BLACKSBURG, Va. (WFXR) — Ken Stiles, now a lecturer at Virginia Tech, was in the CIA during the September 11th, 2001 attacks.
Stiles was tasked with using advanced computer technology in the war that followed to protect Americans and their allies and to target and kill Al-Qaeda and Taliban forces.
When the first plane hit the World Trade Center, Stiles was attending an off-site CIA conference.
“And one of the speakers came in and said she’d heard on the radio that a plane had hit one of the Towers in New York. So, of course, we got a TV, turned it on and about that time is when the second plane hit. The group chief said, ‘Okay, Conference is over’,” remembered Stiles.
Stiles, a Geographic Information Systems (GIS) Specialist, figured his role would change; he didn’t know how much.
“There are moments in your professional life that you will always remember. Mine was Monday morning, October 1st at 10 a.m.,” Stiles said in regards to a phone call he received that morning, asking for assistance in a fast-paced military operation.
A group from the Counter Terrorism Center was headed to Afghanistan and needed to know what was going on around them, who to attack, who not to attack, and where.
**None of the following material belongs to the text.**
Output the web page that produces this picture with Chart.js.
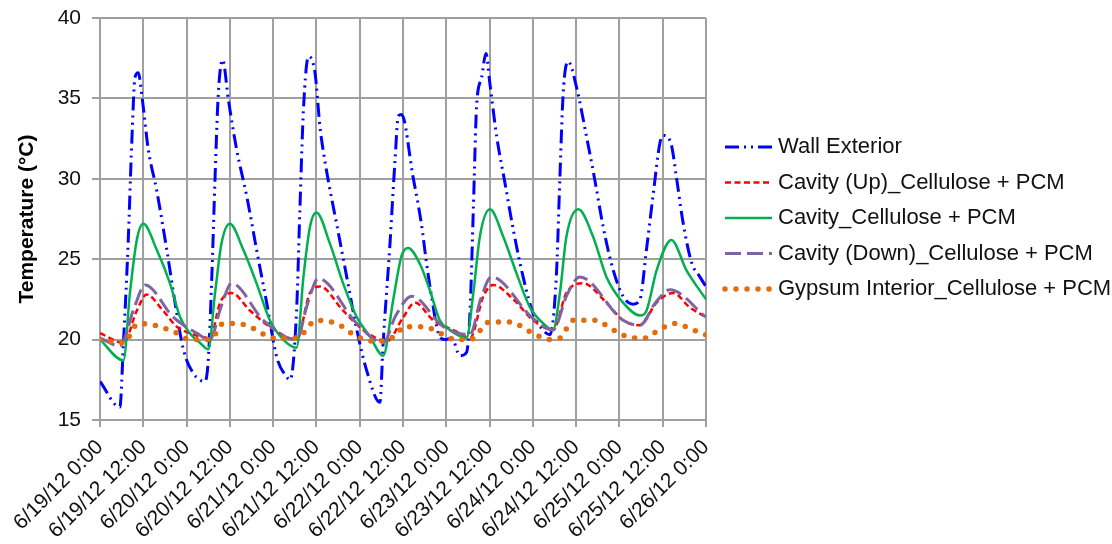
<!DOCTYPE html>
<html>
<head>
<meta charset="utf-8">
<script src="https://cdn.jsdelivr.net/npm/chart.js@4/dist/chart.umd.min.js"></script>
<style>
  html, body { margin: 0; padding: 0; background: #fff; }
  #wrap { width: 1112px; height: 544px; }
</style>
</head>
<body>
<div id="wrap"><canvas id="tempChart" width="1112" height="544"></canvas></div>
<script>
// Tick labels, one every 12 hours from 6/19/12 0:00
const tickLabels = [
    '6/19/12 0:00', '6/19/12 12:00', '6/20/12 0:00', '6/20/12 12:00',
    '6/21/12 0:00', '6/21/12 12:00', '6/22/12 0:00', '6/22/12 12:00',
    '6/23/12 0:00', '6/23/12 12:00', '6/24/12 0:00', '6/24/12 12:00',
    '6/25/12 0:00', '6/25/12 12:00', '6/26/12 0:00'
];

// Wall Exterior (hours since 6/19 0:00, temperature in °C)
const wallExtHours = [0, 5.5, 6.5, 7.8, 8.8, 9.7, 10.6, 11.7, 13.4, 15.7, 18.5, 20.8, 23.1, 25.9, 29.1,
    30, 31, 31.9, 32.8, 34, 35.6, 37.9, 40.7, 43.4, 46.2, 49, 51.7, 52.7,
    54.5, 55.4, 56.4, 57.8, 59.6, 61, 62.8, 65.6, 68.4, 71.2, 73.9, 77.6,
    78.5, 80.4, 81.8, 82.7, 83.6, 86.8, 89.1, 90.5, 91.9, 93.8, 95.6, 97.5, 99.8, 101.6,
    102.6, 103.5, 104.4, 105.8, 107, 108.1, 110, 112.3, 114.6, 117.3, 120.1, 122.8, 124.7,
    126.5, 127.5, 128.4, 129.8, 132.1, 134.9, 137.2, 139.5, 142.3, 145, 147.8, 149.7,
    151.5, 153.4, 155.2, 156.2, 158.4, 159.8, 161.7, 164, 166.3, 168];
const wallExtTemps = [17.4, 15.8, 19.8, 26.0, 32.2, 36.3, 36.6, 35.0, 31.8, 29.3, 25.6, 22.3, 19.4, 17.9, 17.4,
    18.7, 23.9, 30.1, 35.3, 37.4, 34.9, 31.8, 28.9, 25.6, 22.3, 18.9, 17.7, 17.5,
    21.8, 28.0, 34.3, 37.6, 36.6, 33.2, 30.5, 27.2, 23.9, 20.6, 18.1, 16.1,
    19.8, 26.0, 31.2, 33.9, 34.0, 30.1, 27.2, 24.8, 22.7, 20.4, 20.0, 20.1, 19.0, 19.2,
    21.8, 28.1, 34.5, 36.3, 37.8, 35.9, 32.6, 29.7, 26.8, 23.9, 21.6, 20.6, 20.3,
    23.9, 30.1, 35.3, 37.3, 35.7, 32.6, 29.9, 27.0, 24.3, 22.7, 22.2, 22.5,
    25.6, 29.1, 32.2, 32.7, 32.1, 30.1, 27.2, 24.8, 23.9, 23.3];

// Cavity (Up)_Cellulose + PCM
const cavityUpHours = [0, 6.5, 10.2, 12.9, 17.5, 21.3, 24.9, 30.5, 33.3, 36.5, 41.6, 47.1, 54.5,
    58.2, 61, 67.4, 73, 79.5, 84.1, 87.3, 92.4, 98.9, 102.6, 106.3, 109, 114.6, 120.1, 125.6,
    129.3, 133.9, 140.4, 145, 149.7, 154.3, 158.9, 163.5, 168];
const cavityUpTemps = [20.4, 19.8, 21.8, 22.8, 21.8, 20.8, 20.4, 20.1, 22.3, 22.9, 21.8, 20.8, 20.0,
    22.9, 23.3, 21.8, 20.6, 19.9, 21.4, 22.3, 21.2, 20.5, 20.1, 22.7, 23.4, 22.5, 21.2, 20.6,
    22.9, 23.5, 22.3, 21.2, 20.9, 22.3, 22.9, 22.0, 21.4];

// Cavity_Cellulose + PCM
const cavityHours = [0, 6.5, 8.3, 10.2, 12, 15.7, 19.4, 22.2, 24.9, 27.7, 30, 31.9, 33.7, 36,
    39.7, 43.4, 47.1, 50.8, 54.5, 56.4, 58.2, 60, 63.7, 67.4, 71.2, 74.8, 78.5, 81.3, 83.6, 85.4,
    88.7, 91.4, 94.2, 97, 101.6, 103.5, 105.3, 108.1, 111.8, 115.5, 119.2, 122.9, 125.6,
    127.5, 129.3, 132.6, 136.7, 140.4, 145, 149.7, 151.5, 154.3, 158.4, 162.6, 168];
const cavityTemps = [20.0, 18.7, 22.9, 26.2, 27.2, 25.6, 23.5, 21.4, 20.4, 19.8, 19.4, 22.9, 26.0, 27.2,
    25.6, 23.5, 21.2, 20.0, 19.5, 23.9, 27.0, 27.9, 26.0, 23.5, 21.4, 20.2, 19.0, 22.5, 25.2, 25.7,
    24.7, 23.1, 21.2, 20.6, 20.1, 22.9, 26.4, 28.1, 26.4, 24.1, 22.0, 21.0, 20.6,
    22.9, 26.4, 28.1, 26.4, 23.9, 22.3, 21.5, 21.8, 24.3, 26.2, 24.3, 22.5];

// Cavity (Down)_Cellulose + PCM
const cavityDownHours = [0, 5.5, 9.5, 12.5, 20.3, 26.8, 30.5, 33.5, 36.5, 45.3, 54.5, 57.5, 60.5,
    71.2, 78.5, 82, 86.4, 95.2, 102.6, 105.5, 108.5, 120.1, 125.6, 129.5, 133,
    145, 149.7, 154, 158, 168];
const cavityDownTemps = [20.1, 19.6, 22.0, 23.4, 21.4, 20.4, 20.0, 22.0, 23.5, 21.2, 20.0, 22.2, 23.8,
    21.0, 19.8, 21.5, 22.7, 20.8, 20.3, 22.5, 23.9, 21.3, 20.6, 22.8, 23.9,
    21.2, 20.9, 22.3, 23.1, 21.4];

// Gypsum Interior_Cellulose + PCM
const gypsumHours = [0, 6.5, 10.6, 15, 21.3, 24.9, 30.5, 34.2, 38, 42.5, 48, 54.5, 60, 65.6, 71.2,
    76, 82.2, 84.1, 89.6, 95.2, 98.4, 102.6, 108.1, 113.7, 119.2, 124.7, 127.5, 131.2, 137.2,
    142.3, 147.8, 151.5, 154.3, 159.4, 164.4, 168];
const gypsumTemps = [20.0, 19.8, 21.0, 20.9, 20.4, 20.0, 20.0, 21.0, 21.0, 20.7, 20.1, 20.1, 21.2, 21.0, 20.2,
    19.9, 20.3, 20.8, 20.8, 20.3, 20.0, 20.0, 21.1, 21.1, 20.5, 20.0, 20.1, 21.2, 21.2,
    20.6, 20.1, 20.1, 20.5, 21.0, 20.6, 20.3];

const FONT = "'Liberation Sans', Arial, sans-serif";

function toPoints(hours, temps) {
    return hours.map((h, i) => ({ x: h, y: temps[i] }));
}

// Legend on the right, drawn by hand so the line samples keep their dash style
const sideLegend = {
    id: 'sideLegend',
    afterDraw(chart) {
        const ctx = chart.ctx;
        const startY = 147;
        const rowGap = 35.5;
        ctx.save();
        chart.data.datasets.forEach((ds, i) => {
            const y = startY + i * rowGap;
            ctx.beginPath();
            ctx.strokeStyle = ds.borderColor;
            ctx.lineWidth = ds.borderWidth;
            ctx.lineCap = ds.borderCapStyle || 'butt';
            ctx.setLineDash(ds.borderDash || []);
            ctx.moveTo(725, y);
            ctx.lineTo(772, y);
            ctx.stroke();
            ctx.setLineDash([]);
            ctx.fillStyle = '#111';
            ctx.font = '22px ' + FONT;
            ctx.textBaseline = 'middle';
            ctx.textAlign = 'left';
            ctx.fillText(ds.label, 778, y);
        });
        ctx.restore();
    }
};

let tempChart;

function initializeChart() {
    const canvas = document.getElementById('tempChart');
    if (!canvas) {
        console.error("Canvas element with id 'tempChart' not found.");
        return;
    }
    const ctx = canvas.getContext('2d');
    tempChart = new Chart(ctx, {
        type: 'line',
        data: {
            datasets: [
                {
                    label: 'Wall Exterior',
                    data: toPoints(wallExtHours, wallExtTemps),
                    borderColor: '#0000FF',
                    borderWidth: 3,
                    borderDash: [14, 5, 2, 5, 2, 5],
                    order: 4
                },
                {
                    label: 'Cavity (Up)_Cellulose + PCM',
                    data: toPoints(cavityUpHours, cavityUpTemps),
                    borderColor: '#FF0000',
                    borderWidth: 2.5,
                    borderDash: [6, 3.5],
                    order: 3
                },
                {
                    label: 'Cavity_Cellulose + PCM',
                    data: toPoints(cavityHours, cavityTemps),
                    borderColor: '#00B050',
                    borderWidth: 2.5,
                    order: 2
                },
                {
                    label: 'Cavity (Down)_Cellulose + PCM',
                    data: toPoints(cavityDownHours, cavityDownTemps),
                    borderColor: '#8064A2',
                    borderWidth: 3,
                    borderDash: [16, 6],
                    order: 1
                },
                {
                    label: 'Gypsum Interior_Cellulose + PCM',
                    data: toPoints(gypsumHours, gypsumTemps),
                    borderColor: '#E46C0A',
                    borderWidth: 5.5,
                    borderDash: [0, 11],
                    borderCapStyle: 'round',
                    order: 0
                }
            ]
        },
        options: {
            responsive: false,
            animation: false,
            layout: { padding: { left: 0, right: 406, top: 18, bottom: 0 } },
            elements: {
                point: { radius: 0 },
                line: { cubicInterpolationMode: 'monotone', fill: false }
            },
            plugins: {
                legend: { display: false },
                tooltip: { enabled: false }
            },
            scales: {
                x: {
                    type: 'linear',
                    min: 0,
                    max: 168,
                    afterFit: scale => { scale.height = 124; },
                    ticks: {
                        stepSize: 12,
                        autoSkip: false,
                        maxRotation: 45,
                        minRotation: 45,
                        padding: 8,
                        color: '#111',
                        font: { family: FONT, size: 21 },
                        callback: value => tickLabels[Math.round(value / 12)]
                    },
                    grid: { color: '#a0a0a0', lineWidth: 2, tickLength: 7 },
                    border: { color: '#a0a0a0', width: 2 }
                },
                y: {
                    min: 15,
                    max: 40,
                    afterFit: scale => { scale.width = 100; },
                    ticks: {
                        stepSize: 5,
                        padding: 11,
                        color: '#111',
                        // small lineHeight keeps the top label from pushing the plot down
                        font: { family: FONT, size: 21, lineHeight: 0.6 }
                    },
                    grid: { color: '#a0a0a0', lineWidth: 2, tickLength: 8 },
                    border: { color: '#a0a0a0', width: 2 },
                    title: {
                        display: true,
                        text: 'Temperature (°C)',
                        color: '#000',
                        padding: { top: 15, bottom: 0 },
                        font: { family: FONT, size: 21, weight: 'bold' }
                    }
                }
            }
        },
        plugins: [sideLegend]
    });
}

document.addEventListener("DOMContentLoaded", () => {
    initializeChart();
});
</script>
</body>
</html>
Stiles explained how his GIS expertise could help and was soon on a plane, headed to a war zone.
“I wanted to go to Afghanistan. And if I could have the targeting system on the laptop, I could take it in country and work with our teams,” said Stiles.
He says that he and his GIS team worked very well with the military, protecting Americans and friendly Afghans. His information also helped to give the go-ahead to devastating attacks against the enemy.
“He gave me the coordinates. I plugged them into the laptop I had. He said, ‘Do you have anybody near there?’ I said, ‘Dan, we don’t have anybody within a hundred clicks.’ And the general said, ‘Take ’em out’,” explained Stiles. “So in real time, we were providing bombing support to the military, and they took out a huge convoy of Taliban and Al-Qaeda fighters that were retreating to Kabul.”
But it wasn’t enough. Twenty years later, the war is over and the Taliban has won.
Stiles added his personal opinion is that by spring of 2002, Al-Qaeda had been destroyed, it was “mission accomplished” — and U.S. service members should have come home.